Programming language version 3.2. SQL, NoSQL, NewSQL. It seems that too often, the path to become a Data Scientist involves skills in vogue rather than more permanent competencies. In a fast paced field like Data Science, skills are more tangible. They can be directly tested. They can be dated to the latest technology or the latest language version.
Competencies are different. Competencies are a more general combination of skills, behaviours and knowledge.
You can have great Powerpoint skills creating beautiful slides but still be a terrible communicator. You can be skilled at Python syntax but still be a poor programmer. Communication and programming are competencies. It is competencies that are most important when you build a Data Science career that is robust to changing trends in skills like languages and technology platforms.
Here are some key competencies and example skills for successful Data Science.
- Communication: data and data science are complex. You need to be able to really listen and understand the problem a customer wants solved. You need to be able to communicate your solution at the right level so your customer can take action.
Typical skills include report writing, presentation, speaking and story telling.
- Data Modelling: you will encounter data from a variety of systems. You will need to organise your project data for flexible efficient use over the course of a project. This means being able to model data.
Typical skills include database design, SQL, normal forms, table design, indexing.
- Data wrangling: you will need to reshape data so it can be visualized, profiled and made ready for algorithms.
Typical skills include data manipulation libraries like pandas, languages like Python or R and visualization libraries.
- Programming and Tuning Algorithms: ultimately, you will produce an algorithm that captures your data science insights. Algorithms need to be tuned to data and their performance robustness quantified. There will be scenarios where the algorithm works well and scenarios where it does not. There will be efficient structures and structures that give the same results but with dramatically reduced efficiency.
Typical skills include a programming language, data structures, code testing, version control, complexity.
- Data pipelining: once data is fairly well understood and candidate algorithms have been identified, you will begin iterating through data and algorithms to get to your final insights. This iteration is most effective when data can be torn down and rebuilt repeatably and quickly.
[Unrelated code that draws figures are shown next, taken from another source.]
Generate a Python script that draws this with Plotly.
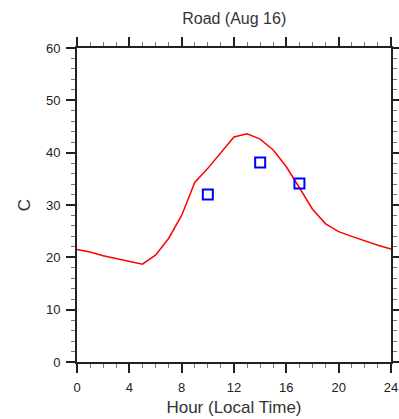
import plotly.graph_objects as go

hours = list(range(25))
road_model = [21.5, 21.0, 20.3, 19.8, 19.3, 18.7, 20.4, 23.6, 28.0, 34.3, 37.0, 40.0,
              43.0, 43.6, 42.6, 40.5, 37.3, 33.3, 29.2, 26.4, 24.9, 24.0, 23.1, 22.3, 21.6]
obs_hours = [10, 14, 17]
obs_values = [32.0, 38.1, 34.1]

x_ticks = [0, 4, 8, 12, 16, 20, 24]
y_ticks = [0, 10, 20, 30, 40, 50, 60]

fig = go.Figure()
fig.add_trace(go.Scatter(x=hours, y=road_model, mode="lines",
                         line=dict(color="#ff0000", width=1.5), showlegend=False))
fig.add_trace(go.Scatter(x=obs_hours, y=obs_values, mode="markers",
                         marker=dict(symbol="square-open", size=10, color="#0000ff",
                                     line=dict(width=2, color="#0000ff")),
                         showlegend=False))

axis_common = dict(showline=True, linecolor="#222", linewidth=2, mirror="allticks",
                   ticks="outside", ticklen=9, tickwidth=2, tickcolor="#222",
                   showgrid=False, zeroline=False, automargin=False,
                   ticklabelstandoff=3,
                   tickfont=dict(family="Liberation Sans", size=13, color="#222"))

fig.update_xaxes(range=[0, 24], tickvals=x_ticks, ticktext=[str(v) for v in x_ticks],
                 minor=dict(dtick=1, ticks="outside", ticklen=4, tickwidth=1, tickcolor="#777",
                            showgrid=False),
                 title=dict(text="Hour (Local Time)", font=dict(family="Liberation Sans", size=17, color="#333"),
                            standoff=8),
                 **axis_common)
fig.update_yaxes(range=[0, 60], tickvals=y_ticks, ticktext=[str(v) for v in y_ticks],
                 minor=dict(dtick=2, ticks="outside", ticklen=4, tickwidth=1, tickcolor="#777",
                            showgrid=False),
                 title=dict(text="C", font=dict(family="Liberation Sans", size=17, color="#333"),
                            standoff=11),
                 **axis_common)

fig.update_layout(
    width=399, height=419,
    margin=dict(l=77, r=8, t=48, b=57),
    plot_bgcolor="white", paper_bgcolor="white",
    title=dict(text="Road (Aug 16)", x=0.587, xanchor="center", y=0.957, yanchor="middle",
               font=dict(family="Liberation Sans", size=16, color="#333")),
)

fig.write_html("out.html")
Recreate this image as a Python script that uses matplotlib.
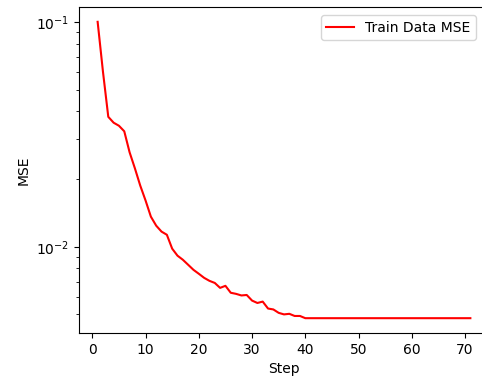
import matplotlib
matplotlib.use("Agg")
import matplotlib.pyplot as plt

steps = list(range(1, 72))
mse_head = [0.1, 0.060, 0.0378, 0.0356, 0.0345, 0.0326, 0.0263, 0.0223, 0.0187, 0.01605,
            0.0136, 0.0124, 0.01167, 0.0113, 0.0098, 0.00912, 0.00875, 0.00831, 0.00789, 0.00758,
            0.00727, 0.00705, 0.0069, 0.00656, 0.0067, 0.00624, 0.00617, 0.00607, 0.0061, 0.00576,
            0.00562, 0.0057, 0.00531, 0.00526, 0.00508, 0.0050, 0.00503, 0.00492, 0.00492, 0.00481]
mse_tail = [0.00481] * 31
mse = mse_head + mse_tail

W, H = 482, 379
fig = plt.figure(figsize=(W / 100, H / 100), dpi=100)
ax = fig.add_axes([79 / W, (H - 333) / H, (489 - 79) / W, (333 - 7) / H])
ax.plot(steps, mse, color="red", label="Train Data MSE")
ax.set_yscale("log")
ax.set_xlabel("Step")
ax.set_ylabel("MSE")
ax.set_xticks([0, 10, 20, 30, 40, 50, 60, 70])
ax.set_xlim(-2.5, 74.5)
ax.spines["right"].set_visible(False)
ax.legend(loc="upper right", bbox_to_anchor=(476 / W, 1 - 15 / H),
          bbox_transform=fig.transFigure, borderaxespad=0)
fig.savefig("out.png", dpi=100)
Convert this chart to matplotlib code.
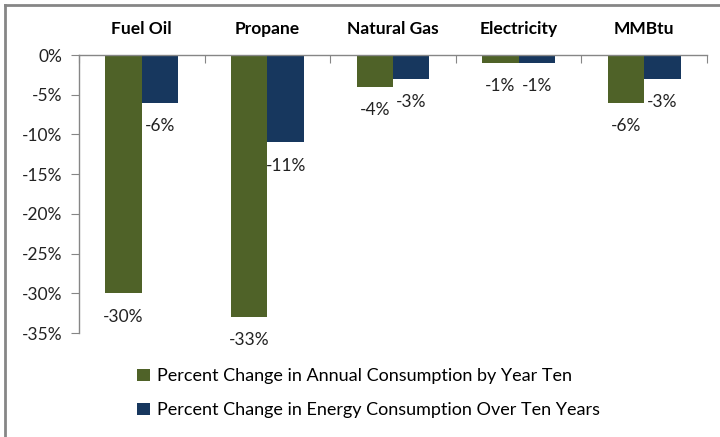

This is a data build.
Typical skills include SQL, pipeline management libraries, ETL design.
- Design of Experiments: Data Science is about applying the scientific method to understand data. Being able to design and execute an experiment is essential to being able to test an algorithm or model in the wild and demonstrate cause rather than correlation.
Typical skills include experiment layout, randomisation and blocking, statistical inference, and hypothesis testing.
- Consulting: consulting is about influencing without power. Significant numbers of data science projects fail because data scientists could not convince their customers to change their business and use their data science. It may seem bizarre but like all aspects of change, data science has an impact on people, existing processes and existing technology.
Typical skills include meeting and workshop facilitation, stakeholder management and mapping and influencing.
- Project Management: last but not least, if you cannot run a project (even as the sole data scientist on a project) then all the above is irrelevant. Project management is a hugely diverse and complex field. However there are some key skills that will help your data science succeed.
Typical skills include estimation, planning, budgeting, resourcing, and RAID management.